There’s a much cheaper
There’s a much cheaper solution to all of this cycle lane malarkey…
If the roads are safe for bicycles, then surely the same must apply to pedestrians?
Just a quick change should make it all work, footpaths become cycleways and pedestrians can walk in the gutter or existing 30cm wide previously designated “cycling infrastructure” the Councils have marked off to tick their “sustainable travel corridors?”
Or even just alternate it, on even calendar days it’s a footpath on “odd” days a cycleway? Surely that’s the most elagertarian approach?
Or am I missing something, and perhaps roads aren’t that safe afterall??? 🤔
Disgusted of Tunbridge Wells
Even better – if it’s safe for vulnerable road users then simply return to the original state * where there is no “footway”. There is just the “road” – for cars, cyclists, horsists and people on foot!

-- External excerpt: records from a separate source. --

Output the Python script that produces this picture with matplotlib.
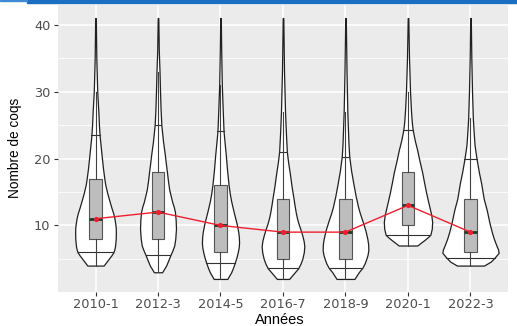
import numpy as np
import matplotlib
matplotlib.use("Agg")
import matplotlib.pyplot as plt
from matplotlib.patches import Rectangle

# ---------------- data ----------------
categories = ["2010-1", "2012-3", "2014-5", "2016-7", "2018-9", "2020-1", "2022-3"]

# violin density profiles: levels (nombre de coqs) and relative density
lev_1 = [4, 4.5, 5, 5.5, 6, 6.5, 7, 8, 8.7, 9.5, 10, 11, 11.8, 12.5, 13.2, 13.9, 14.7,
         15.5, 16.2, 17, 18.5, 20.5, 22, 23.5, 25, 27, 30, 35, 41]
den_1 = [8, 10.5, 13, 15.5, 17.7, 18.7, 19.3, 19.9, 20, 20, 19.7, 18.7, 17.5, 16, 14.6, 13.3, 11.8,
         10.5, 9.5, 8.7, 7.4, 6, 5, 4, 3.4, 2.8, 1.7, 0.8, 0.3]
lev_2 = [3, 3.5, 4, 4.8, 5.6, 6.3, 7, 8, 9.5, 10.8, 12, 12.8, 13.5, 14.5, 15.4, 16.7, 18,
         19.3, 20.6, 22.5, 25, 27.5, 30, 33, 36, 41]
den_2 = [4, 6, 8, 10.2, 12.3, 14.3, 16, 17, 17.7, 17.4, 16.7, 15.5, 14, 12.4, 11, 9.8, 8.8,
         7.7, 6.7, 5, 3.3, 2.5, 2, 1.5, 0.8, 0.3]
lev_3 = [2, 2.5, 3, 3.7, 4.4, 5.2, 6, 6.7, 7.4, 8.2, 9, 10.2, 11.1, 12, 12.9, 13.7, 14.8,
         16, 18.2, 20.4, 22.3, 24.1, 26, 28, 31, 36, 41]
den_3 = [6.7, 8.6, 10.5, 12.4, 14, 15.7, 17, 17.9, 18.3, 18.1, 17.5, 16, 14.5, 13, 11.6, 10.4, 9.1,
         8, 6.5, 5.3, 4.1, 3, 2.5, 2, 1.3, 0.7, 0.3]
lev_4 = [2, 3, 3.6, 4.3, 5, 6, 6.9, 7.7, 8.5, 9.5, 10.4, 11.2, 12, 13, 13.9, 15.8, 17.8,
         19.4, 21, 22.5, 24, 27, 30, 33, 41]
den_4 = [6, 11.6, 15, 17.3, 19, 20.5, 21, 20.3, 19, 17, 15, 13.6, 12.5, 11.4, 10.5, 8.5, 6.7,
         5.1, 3.8, 3.3, 2.8, 2, 1.5, 1, 0.3]
lev_5 = [2, 3, 3.7, 4.3, 5, 5.6, 6.3, 7.2, 8, 9.2, 10.1, 11, 11.8, 12.7, 14.4, 16.2, 18.2,
         20.3, 22, 24, 27, 30, 33, 41]
den_5 = [8.8, 13, 16.7, 18.8, 20.5, 21.7, 22.5, 22.3, 21.5, 19.7, 17.9, 16, 14.2, 12.5, 10, 7.8, 5.5,
         3.7, 3, 2.5, 1.8, 1.4, 1, 0.3]
lev_6 = [7, 7.4, 7.8, 8.2, 8.6, 9.5, 10.5, 11.5, 12.5, 13.6, 14.8, 16.3, 17.9, 19.6, 21.3,
         22.7, 24.2, 25.5, 27, 30, 35, 41]
den_6 = [9.2, 12.5, 16, 19.2, 22, 23.4, 23.8, 23, 21.5, 19.8, 18, 16, 14, 11.4, 9,
         6.7, 4.7, 3.7, 3, 2, 1, 0.3]
lev_7 = [4, 4.6, 5.2, 5.9, 6.4, 7, 8, 9, 10.5, 12.3, 14, 16.3, 18, 19.9, 22, 24.2, 26, 30, 35, 41]
den_7 = [13.3, 20, 23.8, 27.7, 27.2, 25.5, 23, 21, 18.5, 16, 13, 10.5, 8.2, 6, 4, 3, 2.3, 1.5, 0.8, 0.3]

levels = [lev_1, lev_2, lev_3, lev_4, lev_5, lev_6, lev_7]
densities = [den_1, den_2, den_3, den_4, den_5, den_6, den_7]

# quantile lines drawn inside the violins (low / high)
q_low = [6, 5.6, 4.4, 3.6, 3.7, 8.6, 5.2]
q_high = [23.5, 25, 24.1, 21, 20.3, 24.2, 19.9]

# boxplot statistics
q1 = [8, 8, 6, 5, 5, 10, 6]
medians = [11, 12, 10, 9, 9, 13, 9]
q3 = [17, 18, 16, 14, 14, 18, 14]
whis_lo = [4, 3, 2, 2, 2, 7, 4]
whis_hi = [30, 33, 31, 27, 27, 30, 26]

# ---------------- figure ----------------
W, H = 517, 326
fig = plt.figure(figsize=(W / 100, H / 100), dpi=100)
fig.patch.set_facecolor("white")

# blue strip at the very top
fig.patches.append(Rectangle((27 / W, 1 - 2.7 / H), 1 - 27 / W, 2.7 / H,
                             transform=fig.transFigure, color="#1a6fc0", zorder=10))
fig.patches.append(Rectangle((0, 1 - 1.3 / H), 27 / W, 1.3 / H,
                             transform=fig.transFigure, color="#3f8ad6", zorder=10))

left, right, top, bottom = 58, 508, 5, 292
ax = fig.add_axes([left / W, 1 - bottom / H, (right - left) / W, (bottom - top) / H])
ax.set_facecolor("#EBEBEB")
for s in ax.spines.values():
    s.set_visible(False)

pos = np.arange(1, len(categories) + 1)

# violins (scale = area: common density scale, widest = 0.9)
gmax = max(max(d) for d in densities)
scale = 0.45 / gmax
vpstats = []
widths = []
for lv, dn, md in zip(levels, densities, medians):
    lv = np.asarray(lv, float)
    dn = np.asarray(dn, float)
    vpstats.append({"coords": lv, "vals": dn, "mean": md, "median": md,
                    "min": lv.min(), "max": lv.max()})
    widths.append(0.9 * dn.max() / gmax)
parts = ax.violin(vpstats, positions=pos, widths=widths,
                  showmeans=False, showextrema=False, showmedians=False)
for b in parts["bodies"]:
    b.set_facecolor("white")
    b.set_edgecolor("#202020")
    b.set_alpha(1)
    b.set_linewidth(0.9)
    b.set_joinstyle("round")
    b.set_zorder(2)

# quantile lines inside violins
for p, lv, dn, lo, hi in zip(pos, levels, densities, q_low, q_high):
    for q in (lo, hi):
        hw = np.interp(q, lv, dn) * scale
        ax.plot([p - hw, p + hw], [q, q], color="#303030", lw=0.8, zorder=2.5)

# boxplots
bstats = []
for a, m, b, lo, hi in zip(q1, medians, q3, whis_lo, whis_hi):
    bstats.append({"q1": a, "med": m, "q3": b, "whislo": lo, "whishi": hi, "fliers": []})
ax.bxp(bstats, positions=pos, widths=0.2, patch_artist=True, showcaps=False,
       showfliers=False, manage_ticks=False,
       boxprops=dict(facecolor="#BDBDBD", edgecolor="#555555", linewidth=0.8),
       whiskerprops=dict(color="#404040", linewidth=0.8),
       medianprops=dict(color="#1f3a2a", linewidth=2.0),
       zorder=3)

# median line and points
ax.plot(pos, medians, color="#EE2030", lw=1.0, zorder=4)
ax.scatter(pos, medians, s=14, color="#EE2030", zorder=5, linewidths=0)

# axes scales
ymin, ymax = 2, 41
pad = 0.05 * (ymax - ymin)
ax.set_ylim(ymin - pad, ymax + pad)
ax.set_xlim(0.4, len(categories) + 0.6)
ax.set_xticks(pos)
ax.set_xticklabels(categories)
ax.set_yticks([10, 20, 30, 40])
ax.set_yticks([5, 15, 25, 35], minor=True)

ax.grid(True, which="major", color="white", lw=1.1)
ax.grid(True, which="minor", axis="y", color="white", lw=0.55)
ax.set_axisbelow(True)

ax.tick_params(axis="both", which="major", length=3, width=0.8, color="#333333",
               labelcolor="#4D4D4D", labelsize=9.3, pad=1.5)
ax.tick_params(axis="y", which="major", pad=2.5)
ax.tick_params(axis="both", which="minor", length=0)
for lab in ax.get_xticklabels() + ax.get_yticklabels():
    lab.set_family("DejaVu Sans")

fig.text(280 / W, 1 - 324 / H, "Années", ha="center", va="baseline",
         family="Liberation Sans", fontsize=10.5, color="black")
fig.text(15 / W, 1 - 148 / H, "Nombre de coqs", ha="center", va="center",
         rotation=90, family="Liberation Sans", fontsize=9.8, color="black")

fig.savefig("out.png", dpi=100)
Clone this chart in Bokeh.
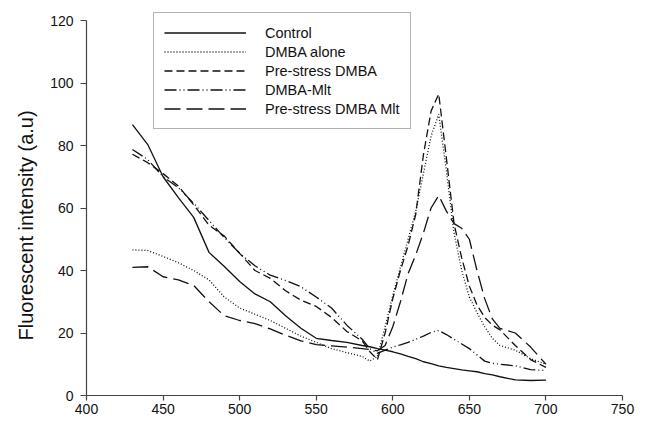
from bokeh.plotting import figure
from bokeh.models import Range1d, FixedTicker, Legend, LegendItem, Title
from bokeh.embed import file_html
from bokeh.resources import INLINE

wavelength = [430, 440, 450, 460, 470, 480, 490, 500, 510, 520, 530, 540, 550, 560, 570, 580,
              585, 590, 595, 600, 605, 610, 615, 620, 625, 630, 635, 640, 645, 650, 655, 660,
              665, 670, 680, 690, 700]

control = [86.7, 80.3, 70.0, 63.3, 57.0, 45.8, 41.3, 36.5, 32.5, 30.0, 25.5, 21.5, 18.3, 17.6, 17.0, 16.0,
           15.6, 15.0, 14.5, 14.0, 13.3, 12.5, 11.8, 10.8, 10.2, 9.5, 9.0, 8.6, 8.2, 7.9, 7.6, 7.0,
           6.6, 6.0, 5.0, 4.8, 4.9]

dmba_alone = [46.6, 46.4, 44.5, 42.5, 40.0, 37.0, 31.5, 28.0, 26.0, 24.0, 21.5, 19.0, 17.0, 15.0, 13.7, 12.5,
              11.0, 12.5, 22.0, 32.0, 41.0, 50.0, 59.0, 71.0, 83.0, 90.0, 72.0, 52.0, 40.0, 31.5, 26.5, 22.0,
              18.3, 16.0, 14.5, 11.8, 10.0]

prestress_dmba = [77.2, 74.5, 71.0, 67.0, 61.0, 54.5, 51.0, 45.5, 40.0, 37.5, 33.5, 30.5, 28.5, 25.0, 20.5, 17.5,
                  14.0, 11.5, 20.0, 31.0, 40.0, 48.0, 58.0, 77.0, 91.0, 96.5, 76.0, 55.0, 44.0, 35.0, 29.0, 25.0,
                  22.5, 21.0, 16.0, 11.5, 9.0]

dmba_mlt = [78.7, 75.5, 70.0, 66.5, 61.5, 56.0, 50.5, 45.5, 41.5, 38.5, 36.8, 34.8, 31.5, 28.0, 22.5, 18.0,
            15.0, 13.5, 14.5, 15.5, 16.2, 17.0, 18.0, 19.0, 20.2, 20.8, 19.5, 18.0, 16.5, 15.0, 13.0, 11.0,
            10.3, 10.0, 9.5, 8.3, 8.0]

prestress_dmba_mlt = [41.0, 41.2, 38.0, 37.0, 35.2, 30.0, 25.5, 24.0, 23.0, 21.3, 19.3, 17.5, 16.3, 15.9, 15.5, 15.0,
                      14.7, 14.3, 16.0, 22.0, 30.0, 39.0, 45.0, 52.0, 60.0, 64.0, 59.0, 55.0, 53.5, 50.0, 40.0, 31.0,
                      24.5, 21.5, 20.0, 15.5, 10.0]

series_names = ["Control", "DMBA alone", "Pre-stress DMBA", "DMBA-Mlt", "Pre-stress DMBA Mlt"]
series_values = [control, dmba_alone, prestress_dmba, dmba_mlt, prestress_dmba_mlt]
dashes = ["solid", "1 2", "8 4", "12 3 1 3 1 3", "16 6"]

x_ticks = [400, 450, 500, 550, 600, 650, 700, 750]
y_ticks = [0, 20, 40, 60, 80, 100, 120]
y_title = "Fluorescent intensity (a.u)"

FONT = "Liberation Sans"

# frame extends slightly above 120 so the legend (which pokes above the top tick) is not clipped
p = figure(width=640, height=421, output_backend="svg", toolbar_location=None,
           x_range=Range1d(400, 750), y_range=Range1d(0, 122.56),
           min_border_left=86, min_border_right=18, min_border_top=12, min_border_bottom=26)
p.xgrid.visible = False
p.ygrid.visible = False
p.outline_line_color = None
p.background_fill_color = "white"

items = []
for name, vals, dash in zip(series_names, series_values, dashes):
    r = p.line(wavelength, vals, line_color="#111111", line_width=1.3, line_dash=dash)
    items.append(LegendItem(label=name, renderers=[r]))

for ax in (p.xaxis[0], p.yaxis[0]):
    ax.axis_line_color = "#444444"
    ax.axis_line_width = 1.2
    ax.major_tick_line_color = "#444444"
    ax.major_tick_line_width = 1.2
    ax.major_tick_in = 0
    ax.minor_tick_line_color = None
    ax.major_label_text_font = FONT
    ax.major_label_text_font_size = "14px"
    ax.major_label_text_color = "#111111"

p.xaxis.ticker = FixedTicker(ticks=x_ticks)
p.yaxis.ticker = FixedTicker(ticks=y_ticks)
p.yaxis.bounds = (0, 120)
p.xaxis.major_tick_out = 5
p.yaxis.major_tick_out = 6
p.xaxis.major_label_standoff = 3
p.yaxis.major_label_standoff = 7

ytitle = Title(text=y_title, align="left", offset=55, standoff=22,
               text_font=FONT, text_font_size="20px", text_font_style="normal",
               text_color="#111111")
p.add_layout(ytitle, "left")

legend = Legend(items=items, location=(67, 266))
legend.label_text_font = FONT
legend.label_text_font_size = "14.5px"
legend.label_text_color = "#111111"
legend.glyph_width = 82
legend.glyph_height = 19
legend.label_height = 19
legend.label_standoff = 19
legend.spacing = 0
legend.padding = 10
legend.margin = 0
legend.border_line_color = "#666666"
legend.border_line_width = 1
legend.background_fill_color = "white"
legend.background_fill_alpha = 1
p.add_layout(legend)

open("out.html", "w").write(file_html(p, INLINE))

This will have several benefits: if the several people (well – mostly two) on this forum who pop up to decry the very concept of separate infra are correct this will not just save money (no expensive footways or cycle paths) but be safer for everyone! (History wants a word on this one. **)
Perhaps we should run the trains along the same routes too?
Maybe it’s a good idea to also adopt the road surfaces of yore also e.g. generally unmetalled / unpaved (before surfaces were improved – for motor traffic obviously)? That will save more money, and perhaps also encourage slower driving? (Until everyone is in an SUV which is actually capable of handling more off-road conditions…)
* or not – see e.g. Pompeii with footways – although I think that was to keep people out of the poo, food waste and animal parts. (The Romans were behind some other cultures in sewer systems).
** This idea keeps coming back in different variations. e.g. “shared space” – which almost always ends up with confused drivers (not in fact conducive to safety) and the rule of “might is right”. Then there’s “vehicular cycling” where the focus is on “our rights to cycle on the roads” – missing (or deliberately uninterested in) the fact that even most adherents were quite happy not to demand to cycle on motorways, and that for the vast majority this “right” was an entirely theoretical one they would never desire to exercise because drivers are humans too.
In fact … contrary to some straw-manning by some who are opposed to “cycle infra” it is perfectly possible to mix some different modes, but this needs several things to be true and – at least in urban areas – it involves quite a bit of work to engineer the conditions.